Not long ago I was diagnosed with Bipolar II. Will this neuro-battle ever stop? It does not lool like it. But I am resigned because Bipolar Disorder makes sense to me. The Earth is bi-polar, I must belong.

This diagnostic scares many, but it reassures me to the point of tears. Daily.

It is me. It has always been me.

I know why I hated myself (depression) to the point of getting a vasectomy (hypomania, self-hatred).

I know why I fought so many battles with suicidal ideation (depression). I still fight and I still win. I know why I was a dismissive, grandiose arse hole on so many occasions (hypomania).

I am beginning to know who I was (self-hatred) and what I should be (self-love).

And, if I ever forget that I am truly capable of self-love, I have my lovely Jane to remind me that loving her is quite frankly the easiest way to love myself.

Every morning I tell her she is beautiful.

She loves it.

I love to see her experiencing my love.

Every morning.

At 46 I know that I am no longer running away from myself, chasing the dream of a fearful 14-year old.

I still wear my Magnum PI hat, but I left Detroit for Atlanta. I still love the Big House, but will forever root for the Horse Shoe. I have lived the dream of my young self.

Now I share the dream of a wonderful mother and wife and her 15-year-old boy. My Jane. My Gabe. I love them so much.

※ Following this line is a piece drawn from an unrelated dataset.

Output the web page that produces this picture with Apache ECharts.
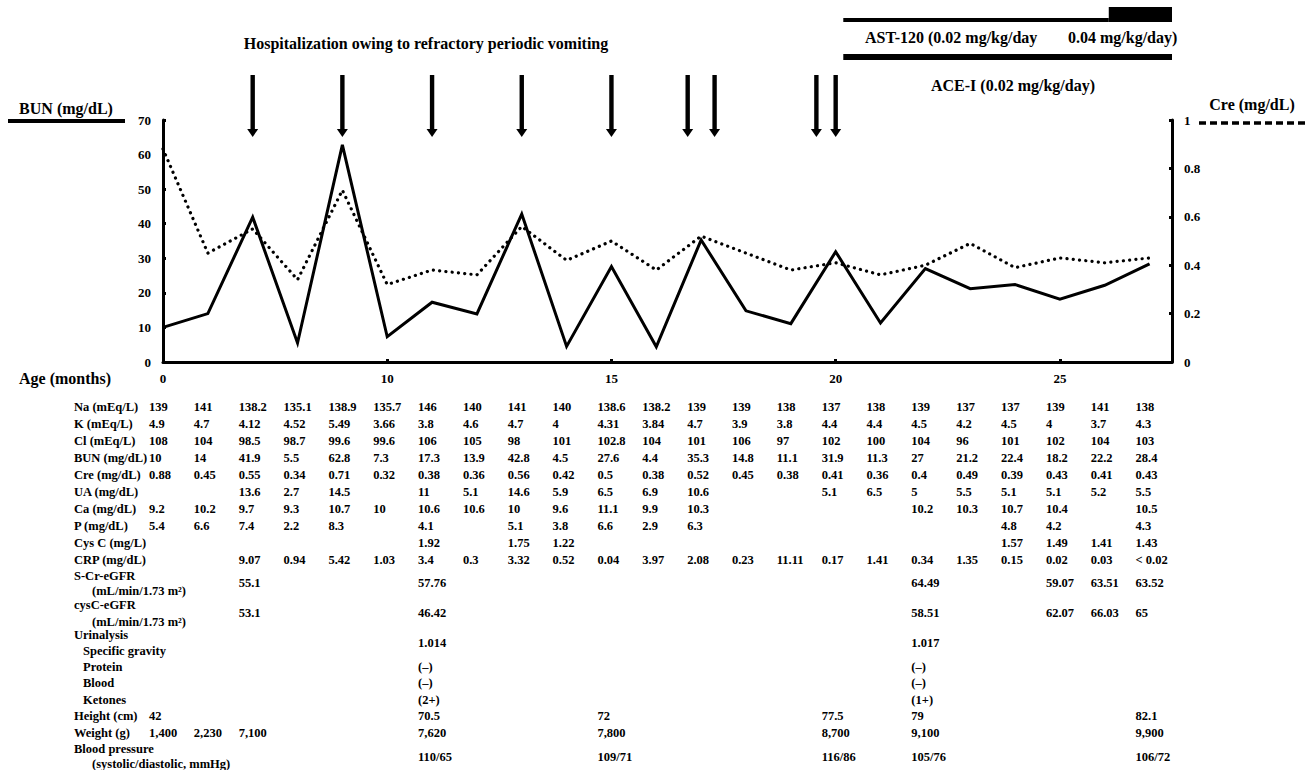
<!DOCTYPE html>
<html><head><meta charset="utf-8">
<script src="https://cdn.jsdelivr.net/npm/echarts@6/dist/echarts.min.js"></script>
<style>html,body{margin:0;padding:0;background:#fff}#c{width:1309px;height:770px}</style>
</head><body><div id="c"></div>
<script>
// ---- data ----
const tickPositions = [0, 5, 10, 15, 20];
const tickLabels = ['0', '10', '15', '20', '25'];
const bun = [10,14,41.9,5.5,62.8,7.3,17.3,13.9,42.8,4.5,27.6,4.4,35.3,14.8,11.1,31.9,11.3,27,21.2,22.4,18.2,22.2,28.4];
const cre = [0.88,0.45,0.55,0.34,0.71,0.32,0.38,0.36,0.56,0.42,0.5,0.38,0.52,0.45,0.38,0.41,0.36,0.4,0.49,0.39,0.43,0.41,0.43];
const hospitalizations = [2, 4, 6, 8, 10, 11.7, 12.3, 14.57, 15.0];
const ast120Low = [15.17, 21.09];
const ast120High = [21.09, 22.5];
const aceI = [15.17, 22.5];

const na = [139,141,138.2,135.1,138.9,135.7,146,140,141,140,138.6,138.2,139,139,138,137,138,139,137,137,139,141,138];
const k = [4.9,4.7,4.12,4.52,5.49,3.66,3.8,4.6,4.7,4,4.31,3.84,4.7,3.9,3.8,4.4,4.4,4.5,4.2,4.5,4,3.7,4.3];
const cl = [108,104,98.5,98.7,99.6,99.6,106,105,98,101,102.8,104,101,106,97,102,100,104,96,101,102,104,103];
const ua = ['','',13.6,2.7,14.5,'',11,5.1,14.6,5.9,6.5,6.9,10.6,'','',5.1,6.5,5,5.5,5.1,5.1,5.2,5.5];
const ca = [9.2,10.2,9.7,9.3,10.7,10,10.6,10.6,10,9.6,11.1,9.9,10.3,'','','','',10.2,10.3,10.7,10.4,'',10.5];
const p = [5.4,6.6,7.4,2.2,8.3,'',4.1,'',5.1,3.8,6.6,2.9,6.3,'','','','','','',4.8,4.2,'',4.3];
const cysC = ['','','','','','',1.92,'',1.75,1.22,'','','','','','','','','',1.57,1.49,1.41,1.43];
const crp = ['','',9.07,0.94,5.42,1.03,3.4,0.3,3.32,0.52,0.04,3.97,2.08,0.23,11.11,0.17,1.41,0.34,1.35,0.15,0.02,0.03,'< 0.02'];
const sCrEgfr = ['','',55.1,'','','',57.76,'','','','','','','','','','',64.49,'','',59.07,63.51,63.52];
const cysCEgfr = ['','',53.1,'','','',46.42,'','','','','','','','','','',58.51,'','',62.07,66.03,65];
const specGrav = ['','','','','','','1.014','','','','','','','','','','','1.017','','','','',''];
const protein = ['','','','','','','(–)','','','','','','','','','','','(–)','','','','',''];
const blood = ['','','','','','','(–)','','','','','','','','','','','(–)','','','','',''];
const ketones = ['','','','','','','(2+)','','','','','','','','','','','(1+)','','','','',''];
const height = [42,'','','','','',70.5,'','','',72,'','','','',77.5,'',79,'','','','',82.1];
const weight = ['1,400','2,230','7,100','','','','7,620','','','','7,800','','','','','8,700','','9,100','','','','','9,900'];
const bp = ['','','','','','','110/65','','','','109/71','','','','','116/86','','105/76','','','','','106/72'];

// rows: [label lines, values, label y, second label y, value y]
const tableRows = [
  [['Na (mEq/L)'], na, 407],
  [['K (mEq/L)'], k, 424],
  [['Cl (mEq/L)'], cl, 441],
  [['BUN (mg/dL)'], bun, 458],
  [['Cre (mg/dL)'], cre, 475],
  [['UA (mg/dL)'], ua, 492],
  [['Ca (mg/dL)'], ca, 509],
  [['P (mg/dL)'], p, 526],
  [['Cys C (mg/L)'], cysC, 543],
  [['CRP (mg/dL)'], crp, 560],
  [['S-Cr-eGFR', '(mL/min/1.73 m²)'], sCrEgfr, 576, 591, 583],
  [['cysC-eGFR', '(mL/min/1.73 m²)'], cysCEgfr, 605, 622, 613],
  [['Urinalysis', 'Specific gravity'], specGrav, 635, 651, 643],
  [['', 'Protein'], protein, 667, 667, 667],
  [['', 'Blood'], blood, 683, 683, 683],
  [['', 'Ketones'], ketones, 700, 700, 700],
  [['Height (cm)'], height, 716],
  [['Weight (g)'], weight, 733],
  [['Blood pressure', '(systolic/diastolic, mmHg)'], bp, 749, 764, 757]
];

const FONT = '"Liberation Serif", "Times New Roman", serif';
const chart = echarts.init(document.getElementById('c'), null, {renderer: 'svg'});
const axisLabelStyle = {color: '#000', fontFamily: FONT, fontWeight: 'bold', fontSize: 13};

const option = {
  backgroundColor: '#fff',
  animation: false,
  grid: {left: 163, right: 137, top: 120, bottom: 408},
  xAxis: {
    type: 'value', min: 0, max: 22.5, interval: 5,
    axisLine: {show: true, lineStyle: {color: '#000', width: 3}},
    axisTick: {show: true, inside: true, length: 3, lineStyle: {color: '#000', width: 3}},
    splitLine: {show: false},
    axisLabel: Object.assign({margin: 10, formatter: v => {
      const i = tickPositions.indexOf(v); return i >= 0 ? tickLabels[i] : '';
    }}, axisLabelStyle)
  },
  yAxis: [
    {type: 'value', min: 0, max: 70, interval: 10, position: 'left',
     axisLine: {show: true, lineStyle: {color: '#000', width: 3}},
     axisTick: {show: true, inside: true, length: 3, lineStyle: {color: '#000', width: 3}},
     splitLine: {show: false},
     axisLabel: Object.assign({margin: 12}, axisLabelStyle)},
    {type: 'value', min: 0, max: 1, interval: 0.2, position: 'right',
     axisLine: {show: true, lineStyle: {color: '#000', width: 3}},
     axisTick: {show: true, inside: true, length: 3, lineStyle: {color: '#000', width: 3}},
     splitLine: {show: false},
     axisLabel: Object.assign({margin: 12}, axisLabelStyle)}
  ],
  series: [
    {name: 'BUN', type: 'line', yAxisIndex: 0, symbol: 'none', data: bun.map((v, i) => [i, v]),
     lineStyle: {color: '#000', width: 3, join: 'miter'}},
    {name: 'Cre', type: 'line', yAxisIndex: 1, symbol: 'none', data: cre.map((v, i) => [i, v]),
     lineStyle: {color: '#000', width: 3.2, type: [0.1, 6.2], cap: 'round'}}
  ]
};
chart.setOption(option);

const px = x => chart.convertToPixel({xAxisIndex: 0}, x);
const txt = (x, y, text, size, align) => ({
  type: 'text', silent: true,
  style: {x, y, text, fill: '#000', font: 'bold ' + size + 'px ' + FONT, align: align || 'left', verticalAlign: 'middle'}
});
const g = [];

// titles & legends
g.push(txt(426, 43, 'Hospitalization owing to refractory periodic vomiting', 16, 'center'));
g.push(txt(66, 108, 'BUN (mg/dL)', 16, 'center'));
g.push({type: 'rect', silent: true, shape: {x: 8, y: 119, width: 117, height: 4}, style: {fill: '#000'}});
g.push(txt(1252, 104, 'Cre (mg/dL)', 16, 'center'));
g.push({type: 'line', silent: true, shape: {x1: 1199, y1: 123, x2: 1309, y2: 123},
  style: {stroke: '#000', lineWidth: 3.5, lineDash: [7, 4]}});
g.push(txt(19, 378, 'Age (months)', 16, 'left'));

// arrows for hospitalizations
hospitalizations.forEach(h => {
  const x = px(h);
  g.push({type: 'rect', silent: true, shape: {x: x - 2.2, y: 75, width: 4.4, height: 56}, style: {fill: '#000'}});
  g.push({type: 'polygon', silent: true, shape: {points: [[x - 5.5, 129], [x + 5.5, 129], [x, 137]]}, style: {fill: '#000'}});
});

// drug therapy bars
const x1 = px(ast120Low[0]), x2 = px(ast120Low[1]), x3 = px(ast120High[1]);
g.push({type: 'rect', silent: true, shape: {x: x1, y: 18, width: x2 - x1, height: 4}, style: {fill: '#000'}});
g.push({type: 'rect', silent: true, shape: {x: x2, y: 7, width: x3 - x2, height: 15}, style: {fill: '#000'}});
g.push(txt(865, 37, 'AST-120 (0.02 mg/kg/day', 16, 'left'));
g.push(txt(1068, 37, '0.04 mg/kg/day)', 16, 'left'));
const a1 = px(aceI[0]), a2 = px(aceI[1]);
g.push({type: 'rect', silent: true, shape: {x: a1, y: 54, width: a2 - a1, height: 6}, style: {fill: '#000'}});
g.push(txt(1013, 85, 'ACE-I (0.02 mg/kg/day)', 16, 'center'));

// table
const TS = 12.5;
tableRows.forEach(r => {
  const labels = r[0], vals = r[1];
  const y1 = r[2], y2 = r[3], vy = r.length > 4 ? r[4] : r[2];
  if (labels[0]) g.push(txt(74, y1, labels[0], TS, 'left'));
  if (labels.length > 1) g.push(txt(labels[0] === 'Urinalysis' || labels[0] === '' ? 83 : 92, y2, labels[1], TS, 'left'));
  vals.forEach((v, i) => {
    if (v === '' || v === null) return;
    g.push(txt(px(i) - 14, vy, String(v), TS, 'left'));
  });
});

chart.setOption({graphic: g});
</script>
</body></html>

All is great. I know that the neuro-battle will haunt me until the last liberating day. But I have love on my side and it is blossoming within.

 

 

Written by 

My name is Michel Bordeau, aka Area Frenchman. I am a Therapist and an Education Coach in private practice in Atlanta. Born in France, I have spent half my life in the US. I am culturally French and academically American, so you can safely assume that I know a thing or two about love (gender respectful, validating, unconditional, non-threatening) and the pleasures of life (many friends, much cheese, little w(h)ine). When I don't blog about mansplaining, teen assertiveness, guru shaming, toxic work environments and toxic people, motherhood, mindful parenting, immigrant entrepreneurs, bipolar disorder and body dysmorphic disorder, I dedicate my time speaking about the lessons I have learned as a therapist and a coach. I am the host of Le Kindness Couch on Youtube. I created this channel to demonstrate that today's therapeutic modalities are kind, validating, and solution-focused. We don't read mind or blame your mom for everything.

4 thoughts on “Immigrant song: A Frenchman’s Moody Pipe Dream

  1. I love this too, Michel. Your honesty is very inspiring, as is your story of survival, perseverance, and eventual peace and happiness. I wish you even better times in the years to come.

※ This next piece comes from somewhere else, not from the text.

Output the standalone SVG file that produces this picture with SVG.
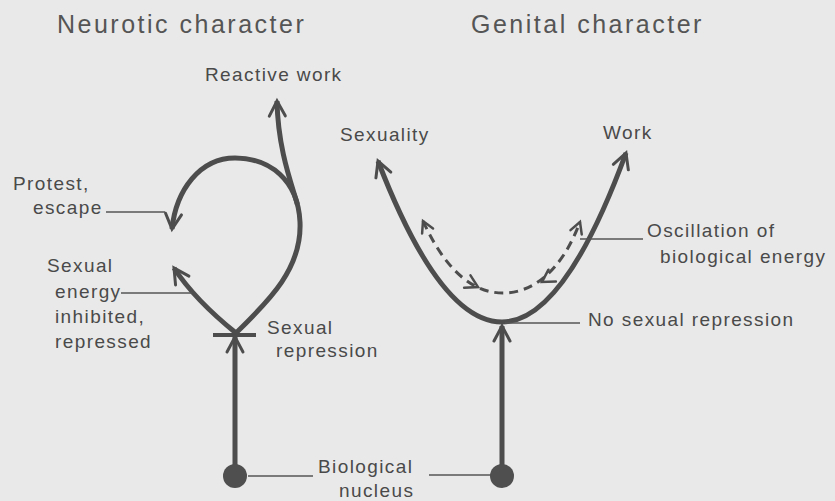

  2. So honored to read your piece, Michel. I could write an entire piece myself on how your words drew me in, spoke to me, moved me. Want to read it again, savor every beautiful powerful sentence. My goodness.

  3. Michel, this is such a candid and powerful essay. It is never easy to admit our own wrongdoings and weaknesses, but you’ve done this graciously. I admire your resilience my friend, I identify myself so much with your story, from the brutal beatings by our parents, to the new experiences living the so called “American Dream”. You’re gold Michel, never forget that.